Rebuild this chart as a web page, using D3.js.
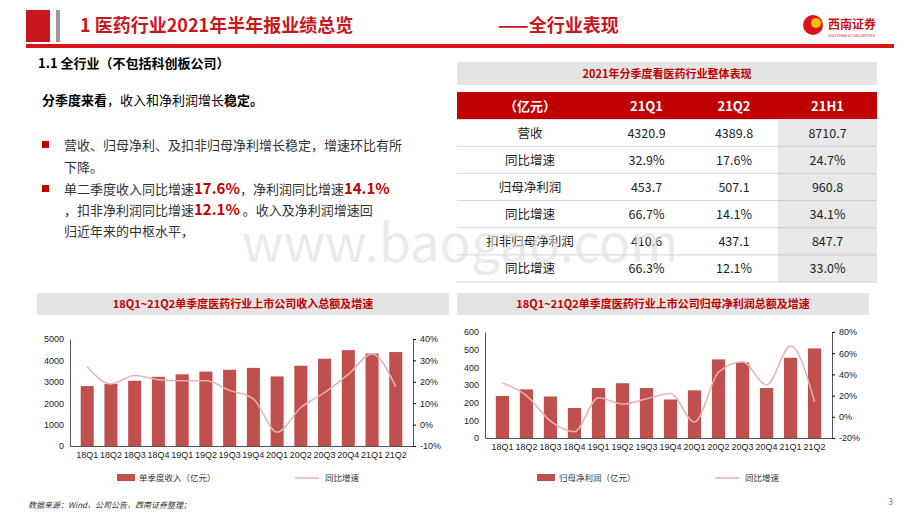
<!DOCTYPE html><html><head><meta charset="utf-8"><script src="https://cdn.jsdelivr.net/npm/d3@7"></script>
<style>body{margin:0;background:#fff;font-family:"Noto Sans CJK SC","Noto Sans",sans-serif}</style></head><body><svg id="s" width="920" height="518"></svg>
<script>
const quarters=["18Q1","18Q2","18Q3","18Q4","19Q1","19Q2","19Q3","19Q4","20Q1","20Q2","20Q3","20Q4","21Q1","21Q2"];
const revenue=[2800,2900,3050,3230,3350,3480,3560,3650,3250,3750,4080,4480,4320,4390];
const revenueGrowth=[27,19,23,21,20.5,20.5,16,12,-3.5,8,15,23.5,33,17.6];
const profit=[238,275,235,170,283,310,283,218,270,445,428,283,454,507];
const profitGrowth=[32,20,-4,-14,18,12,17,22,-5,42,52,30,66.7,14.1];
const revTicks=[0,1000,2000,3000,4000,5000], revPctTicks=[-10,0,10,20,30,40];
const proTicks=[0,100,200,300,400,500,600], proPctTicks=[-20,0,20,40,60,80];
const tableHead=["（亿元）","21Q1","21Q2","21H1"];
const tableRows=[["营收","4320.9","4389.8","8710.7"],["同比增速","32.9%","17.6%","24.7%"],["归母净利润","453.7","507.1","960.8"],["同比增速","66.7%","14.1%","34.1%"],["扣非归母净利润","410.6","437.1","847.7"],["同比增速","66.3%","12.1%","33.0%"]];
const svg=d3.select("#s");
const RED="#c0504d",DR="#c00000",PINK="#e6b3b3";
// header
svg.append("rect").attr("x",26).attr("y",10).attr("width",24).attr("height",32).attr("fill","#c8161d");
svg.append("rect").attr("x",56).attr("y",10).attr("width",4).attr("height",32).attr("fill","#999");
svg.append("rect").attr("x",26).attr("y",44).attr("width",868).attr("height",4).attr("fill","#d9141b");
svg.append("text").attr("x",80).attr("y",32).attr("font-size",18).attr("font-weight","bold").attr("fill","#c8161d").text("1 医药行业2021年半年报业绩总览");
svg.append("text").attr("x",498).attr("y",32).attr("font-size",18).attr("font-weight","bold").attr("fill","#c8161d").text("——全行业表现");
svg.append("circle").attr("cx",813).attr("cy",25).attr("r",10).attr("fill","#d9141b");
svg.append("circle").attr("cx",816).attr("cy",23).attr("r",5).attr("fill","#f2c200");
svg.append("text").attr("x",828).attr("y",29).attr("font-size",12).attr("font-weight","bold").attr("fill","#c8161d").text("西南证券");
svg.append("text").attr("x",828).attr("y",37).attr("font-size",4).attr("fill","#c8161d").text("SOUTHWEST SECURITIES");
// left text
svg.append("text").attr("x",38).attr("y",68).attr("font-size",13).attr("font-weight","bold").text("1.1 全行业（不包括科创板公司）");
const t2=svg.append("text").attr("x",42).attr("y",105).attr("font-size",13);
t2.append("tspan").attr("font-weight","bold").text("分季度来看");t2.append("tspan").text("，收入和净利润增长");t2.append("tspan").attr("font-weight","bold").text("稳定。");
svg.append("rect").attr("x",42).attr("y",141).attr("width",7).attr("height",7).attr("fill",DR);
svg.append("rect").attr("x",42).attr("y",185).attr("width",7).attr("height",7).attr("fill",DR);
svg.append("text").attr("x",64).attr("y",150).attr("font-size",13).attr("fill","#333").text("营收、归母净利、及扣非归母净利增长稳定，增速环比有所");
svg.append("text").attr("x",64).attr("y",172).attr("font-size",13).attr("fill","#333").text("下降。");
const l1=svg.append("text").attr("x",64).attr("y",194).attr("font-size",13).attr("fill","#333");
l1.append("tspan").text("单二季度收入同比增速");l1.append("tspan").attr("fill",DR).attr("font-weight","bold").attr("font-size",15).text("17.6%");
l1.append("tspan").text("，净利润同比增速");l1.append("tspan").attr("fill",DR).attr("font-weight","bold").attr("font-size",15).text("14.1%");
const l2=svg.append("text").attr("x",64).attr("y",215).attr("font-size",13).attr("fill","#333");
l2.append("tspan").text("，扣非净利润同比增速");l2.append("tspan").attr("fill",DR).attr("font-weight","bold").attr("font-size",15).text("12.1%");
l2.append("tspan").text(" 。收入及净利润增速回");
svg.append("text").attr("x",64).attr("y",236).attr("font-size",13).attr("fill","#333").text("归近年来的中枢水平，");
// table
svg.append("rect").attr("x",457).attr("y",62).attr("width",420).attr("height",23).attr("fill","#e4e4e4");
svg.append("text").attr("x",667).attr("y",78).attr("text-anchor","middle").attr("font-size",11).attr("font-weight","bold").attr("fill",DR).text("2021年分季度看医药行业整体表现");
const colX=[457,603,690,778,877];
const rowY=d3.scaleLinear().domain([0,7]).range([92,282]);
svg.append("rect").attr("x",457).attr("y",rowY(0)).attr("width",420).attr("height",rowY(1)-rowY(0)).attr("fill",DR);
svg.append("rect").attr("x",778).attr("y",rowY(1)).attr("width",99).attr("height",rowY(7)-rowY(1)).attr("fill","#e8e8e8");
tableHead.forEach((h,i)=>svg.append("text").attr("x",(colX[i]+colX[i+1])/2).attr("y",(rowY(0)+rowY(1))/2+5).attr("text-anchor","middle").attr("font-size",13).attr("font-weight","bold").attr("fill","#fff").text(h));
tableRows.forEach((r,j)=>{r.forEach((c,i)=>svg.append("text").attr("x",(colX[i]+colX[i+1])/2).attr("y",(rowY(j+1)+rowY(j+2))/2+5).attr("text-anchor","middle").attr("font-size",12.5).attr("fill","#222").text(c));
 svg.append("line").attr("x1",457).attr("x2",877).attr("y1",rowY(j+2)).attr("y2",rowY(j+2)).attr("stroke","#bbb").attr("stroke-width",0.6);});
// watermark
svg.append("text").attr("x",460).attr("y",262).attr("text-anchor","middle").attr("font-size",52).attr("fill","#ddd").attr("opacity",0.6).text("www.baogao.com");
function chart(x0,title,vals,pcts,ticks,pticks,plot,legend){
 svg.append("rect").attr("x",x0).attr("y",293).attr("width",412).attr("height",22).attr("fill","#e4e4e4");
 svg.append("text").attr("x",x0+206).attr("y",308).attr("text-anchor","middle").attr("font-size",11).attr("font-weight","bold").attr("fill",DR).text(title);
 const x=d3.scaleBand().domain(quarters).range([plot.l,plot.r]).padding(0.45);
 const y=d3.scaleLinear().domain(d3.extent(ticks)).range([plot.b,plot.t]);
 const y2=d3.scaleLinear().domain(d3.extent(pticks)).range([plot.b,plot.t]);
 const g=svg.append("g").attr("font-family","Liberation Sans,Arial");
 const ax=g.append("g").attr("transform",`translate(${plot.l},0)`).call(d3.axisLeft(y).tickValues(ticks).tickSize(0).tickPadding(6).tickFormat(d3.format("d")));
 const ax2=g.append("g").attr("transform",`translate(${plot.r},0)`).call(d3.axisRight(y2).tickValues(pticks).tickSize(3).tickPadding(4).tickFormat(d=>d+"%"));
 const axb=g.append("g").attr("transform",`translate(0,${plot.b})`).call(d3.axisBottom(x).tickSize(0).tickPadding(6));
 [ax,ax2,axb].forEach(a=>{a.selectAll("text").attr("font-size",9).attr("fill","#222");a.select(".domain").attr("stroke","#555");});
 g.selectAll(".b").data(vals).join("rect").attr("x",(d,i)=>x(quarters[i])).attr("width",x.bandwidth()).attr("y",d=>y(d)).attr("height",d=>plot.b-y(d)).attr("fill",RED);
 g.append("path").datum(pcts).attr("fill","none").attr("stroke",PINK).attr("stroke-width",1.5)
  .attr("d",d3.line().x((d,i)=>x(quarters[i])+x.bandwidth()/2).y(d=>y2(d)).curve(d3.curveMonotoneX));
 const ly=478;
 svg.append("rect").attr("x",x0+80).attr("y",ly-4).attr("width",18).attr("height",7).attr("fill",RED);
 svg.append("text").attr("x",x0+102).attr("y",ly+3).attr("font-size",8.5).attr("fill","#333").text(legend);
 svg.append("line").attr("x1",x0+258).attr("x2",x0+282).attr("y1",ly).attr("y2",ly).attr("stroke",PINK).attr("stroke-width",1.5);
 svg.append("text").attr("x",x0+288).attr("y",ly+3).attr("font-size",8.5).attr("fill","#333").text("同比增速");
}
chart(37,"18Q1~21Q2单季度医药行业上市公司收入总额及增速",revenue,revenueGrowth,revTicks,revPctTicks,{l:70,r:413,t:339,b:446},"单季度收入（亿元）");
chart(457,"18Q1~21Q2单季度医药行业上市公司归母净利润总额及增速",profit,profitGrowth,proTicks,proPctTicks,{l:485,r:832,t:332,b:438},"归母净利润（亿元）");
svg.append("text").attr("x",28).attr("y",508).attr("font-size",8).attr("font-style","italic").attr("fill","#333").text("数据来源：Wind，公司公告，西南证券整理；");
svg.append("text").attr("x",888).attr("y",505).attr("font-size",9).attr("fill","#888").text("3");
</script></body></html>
------
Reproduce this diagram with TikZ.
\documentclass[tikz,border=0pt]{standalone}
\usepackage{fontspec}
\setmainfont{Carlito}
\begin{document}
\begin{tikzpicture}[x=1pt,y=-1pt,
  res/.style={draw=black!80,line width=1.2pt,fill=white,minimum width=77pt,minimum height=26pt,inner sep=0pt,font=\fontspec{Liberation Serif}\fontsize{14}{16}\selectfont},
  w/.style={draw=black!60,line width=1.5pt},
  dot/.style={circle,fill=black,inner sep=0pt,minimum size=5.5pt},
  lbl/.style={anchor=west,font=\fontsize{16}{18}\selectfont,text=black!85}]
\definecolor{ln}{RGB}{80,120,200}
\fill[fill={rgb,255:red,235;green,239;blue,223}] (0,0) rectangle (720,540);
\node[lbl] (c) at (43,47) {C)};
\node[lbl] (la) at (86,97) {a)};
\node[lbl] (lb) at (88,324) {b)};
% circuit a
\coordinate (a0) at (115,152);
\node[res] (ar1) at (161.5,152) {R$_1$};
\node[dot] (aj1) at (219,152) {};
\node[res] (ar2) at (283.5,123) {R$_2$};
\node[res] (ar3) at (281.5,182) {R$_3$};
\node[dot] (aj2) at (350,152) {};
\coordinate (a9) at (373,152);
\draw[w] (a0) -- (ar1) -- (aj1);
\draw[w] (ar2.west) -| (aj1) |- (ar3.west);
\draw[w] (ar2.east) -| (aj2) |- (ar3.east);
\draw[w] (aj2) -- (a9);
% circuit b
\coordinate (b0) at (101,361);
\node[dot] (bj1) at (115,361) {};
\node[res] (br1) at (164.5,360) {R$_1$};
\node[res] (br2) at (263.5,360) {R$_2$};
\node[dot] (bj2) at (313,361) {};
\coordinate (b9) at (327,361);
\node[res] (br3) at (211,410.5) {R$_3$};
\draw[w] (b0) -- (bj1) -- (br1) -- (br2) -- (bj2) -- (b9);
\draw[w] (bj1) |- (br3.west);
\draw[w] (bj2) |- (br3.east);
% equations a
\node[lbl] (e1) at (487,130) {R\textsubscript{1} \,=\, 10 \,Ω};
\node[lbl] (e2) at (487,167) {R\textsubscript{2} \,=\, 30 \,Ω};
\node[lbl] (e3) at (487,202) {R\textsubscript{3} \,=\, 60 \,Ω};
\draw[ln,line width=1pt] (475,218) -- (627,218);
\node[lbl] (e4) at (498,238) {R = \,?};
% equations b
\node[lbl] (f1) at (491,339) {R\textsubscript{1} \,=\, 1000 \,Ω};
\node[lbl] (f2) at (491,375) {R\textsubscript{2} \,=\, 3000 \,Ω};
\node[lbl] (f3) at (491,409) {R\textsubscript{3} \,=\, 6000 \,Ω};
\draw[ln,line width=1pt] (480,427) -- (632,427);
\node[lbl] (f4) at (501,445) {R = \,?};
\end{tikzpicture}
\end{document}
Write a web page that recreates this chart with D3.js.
------
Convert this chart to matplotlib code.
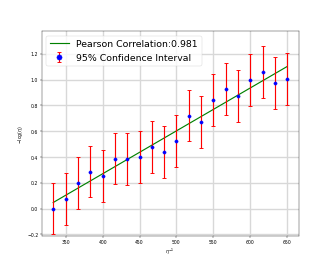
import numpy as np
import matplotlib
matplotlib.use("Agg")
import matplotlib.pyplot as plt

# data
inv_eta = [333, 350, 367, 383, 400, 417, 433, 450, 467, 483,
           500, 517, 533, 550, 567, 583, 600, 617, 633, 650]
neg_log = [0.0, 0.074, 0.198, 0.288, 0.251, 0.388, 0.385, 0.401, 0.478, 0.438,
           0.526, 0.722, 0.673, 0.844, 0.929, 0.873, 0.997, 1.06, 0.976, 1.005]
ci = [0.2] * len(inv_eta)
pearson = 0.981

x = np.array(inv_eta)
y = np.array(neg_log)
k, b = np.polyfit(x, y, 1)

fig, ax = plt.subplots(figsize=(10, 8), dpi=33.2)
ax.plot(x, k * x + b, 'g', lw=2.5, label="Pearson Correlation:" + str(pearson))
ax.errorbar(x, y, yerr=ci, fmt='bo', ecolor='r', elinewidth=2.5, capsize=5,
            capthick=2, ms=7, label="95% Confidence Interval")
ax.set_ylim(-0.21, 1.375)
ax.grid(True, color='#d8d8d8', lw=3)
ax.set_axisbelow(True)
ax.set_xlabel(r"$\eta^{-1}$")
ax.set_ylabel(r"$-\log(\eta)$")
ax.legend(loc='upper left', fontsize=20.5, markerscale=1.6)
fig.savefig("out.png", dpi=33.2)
------
Stated task – Starting at the line containing "Convert this chart to matplotlib code." and stopping after the line containing "import matplotlib.pyplot as plt", give the lines again exactly and leave out every image.

Task response –
Convert this chart to matplotlib code.
import numpy as np
import matplotlib
matplotlib.use("Agg")
import matplotlib.pyplot as plt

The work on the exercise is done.